A winter road is a seasonal road only usable during the winter, i.e. it has to be re-built every year. This road typically runs over land and over frozen lakes, rivers, swamps, and sea ice. Segments of a winter road that cross an expanse of floating ice are also referred to as an ice road or an ice bridge.

The foundations underlying over-land segments is most often native soil or muskeg frozen to a given depth, and locally, bedrock. These surfaces may either be bare or are overlain, as is most commonly the case, with a snow cover. Over-ice segments of winter roads are often referred to as ice crossings, ice bridges or, simply, ice roads. The weight of the vehicle is supported by the buoyancy of the floating ice and by its resistance to flexure. Where a winter road is built mostly on floating ice, the occasional land crossings are called "portages" – the Tibbitt to Contwoyto Winter Road is an example.

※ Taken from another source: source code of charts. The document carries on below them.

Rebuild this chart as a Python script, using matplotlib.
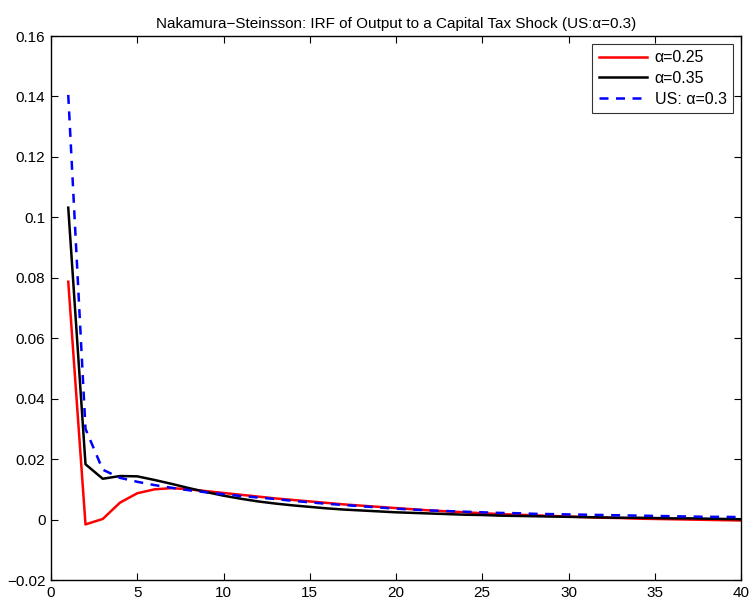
import matplotlib
matplotlib.use("Agg")
import matplotlib.pyplot as plt

plt.rcParams['font.family'] = ['Liberation Sans', 'DejaVu Sans']

periods = list(range(1, 41))
alpha_025 = [0.0787, -0.0016, 0.0002, 0.0056, 0.0087, 0.0100, 0.0104, 0.0100, 0.0094, 0.0088,
             0.0082, 0.0076, 0.0070, 0.0065, 0.0060, 0.0055, 0.0050, 0.0046, 0.0042, 0.0038,
             0.0034, 0.0030, 0.0027, 0.0024, 0.0021, 0.0018, 0.0016, 0.0014, 0.0012, 0.0010,
             0.0008, 0.0006, 0.0005, 0.0003, 0.0002, 0.0001, 0.0000, -0.0001, -0.0002, -0.0003]
alpha_035 = [0.1032, 0.0183, 0.0135, 0.0144, 0.0143, 0.0131, 0.0118, 0.0104, 0.0091, 0.0079,
             0.0069, 0.0060, 0.0053, 0.0047, 0.0042, 0.0037, 0.0033, 0.0030, 0.0027, 0.0024,
             0.0022, 0.0020, 0.0018, 0.0016, 0.0015, 0.0013, 0.0012, 0.0011, 0.0010, 0.0009,
             0.0008, 0.0007, 0.0006, 0.0006, 0.0005, 0.0004, 0.0004, 0.0003, 0.0002, 0.0001]
us_alpha_03 = [0.1405, 0.0300, 0.0165, 0.0138, 0.0125, 0.0114, 0.0105, 0.0097, 0.0090, 0.0084,
               0.0078, 0.0073, 0.0068, 0.0062, 0.0057, 0.0052, 0.0048, 0.0044, 0.0040, 0.0036,
               0.0033, 0.0030, 0.0028, 0.0026, 0.0024, 0.0022, 0.0021, 0.0019, 0.0018, 0.0017,
               0.0016, 0.0015, 0.0014, 0.0013, 0.0012, 0.0011, 0.0010, 0.0009, 0.0009, 0.0008]

xticks = [0, 5, 10, 15, 20, 25, 30, 35, 40]
yticks = [-0.02, 0, 0.02, 0.04, 0.06, 0.08, 0.1, 0.12, 0.14, 0.16]
ytick_labels = ['\u22120.02', '0', '0.02', '0.04', '0.06', '0.08', '0.1', '0.12', '0.14', '0.16']

fig = plt.figure(figsize=(7.5, 6.01), dpi=100)
ax = fig.add_axes([51/750, 21/601, 690/750, 544/601])

ax.plot(periods, alpha_025, color='#ff0000', lw=1.8, label='\u03b1=0.25')
ax.plot(periods, alpha_035, color='black', lw=1.8, label='\u03b1=0.35')
ax.plot(periods, us_alpha_03, color='#0000ff', lw=1.8, dashes=[3.6, 3.0], label='US: \u03b1=0.3')

ax.set_xlim(0, 40)
ax.set_ylim(-0.02, 0.16)
ax.set_xticks(xticks)
ax.set_yticks(yticks)
ax.set_yticklabels(ytick_labels)
ax.tick_params(direction='in', top=True, right=True, labelsize=11, length=5, width=0.8, pad=4)
for s in ax.spines.values():
    s.set_linewidth(1.0)

ax.set_title('Nakamura\u2212Steinsson: IRF of Output to a Capital Tax Shock (US:\u03b1=0.3)',
             fontsize=11, pad=6)

leg = ax.legend(loc='upper right', fontsize=11.5, frameon=True, fancybox=False,
                edgecolor='black', handlelength=3.0, borderaxespad=0.5,
                labelspacing=0.35, handletextpad=0.5, borderpad=0.4)
leg.get_frame().set_linewidth(0.8)

fig.savefig('out.png', dpi=100)
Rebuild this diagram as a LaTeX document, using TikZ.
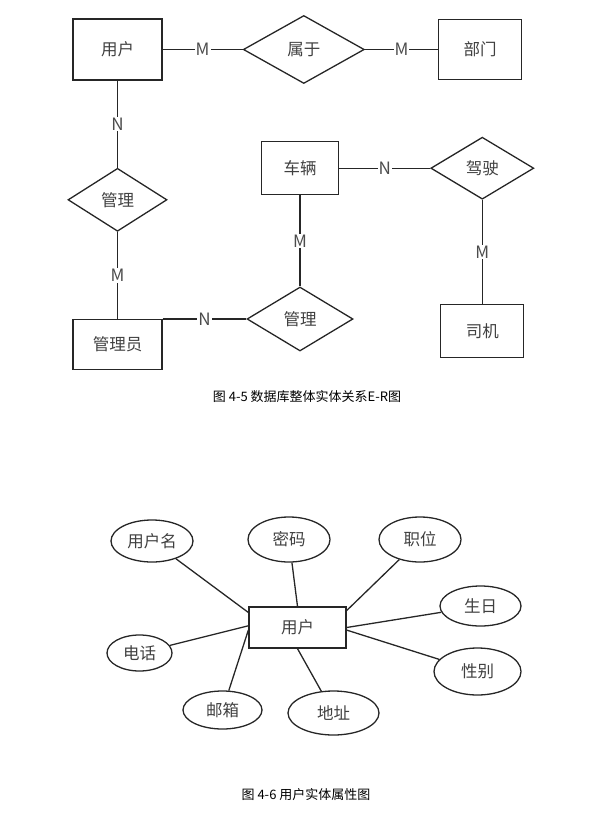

Winter roads facilitate transportation during the winter to, from and within isolated areas in Northern Canada where there are no permanent (also called 'all-weather' or 'all-season') roads. They enable supplies (e.g. food, fuel, construction material) to be brought into communities in these areas. The only other alternative, providing there is a small airstrip nearby, would be to rely on air transportation. However, this can be prohibitively costly, especially for bulk material. In some areas, climate change is observed to affect winter roads, notably by contributing to a significant reduction in their operational lifespan.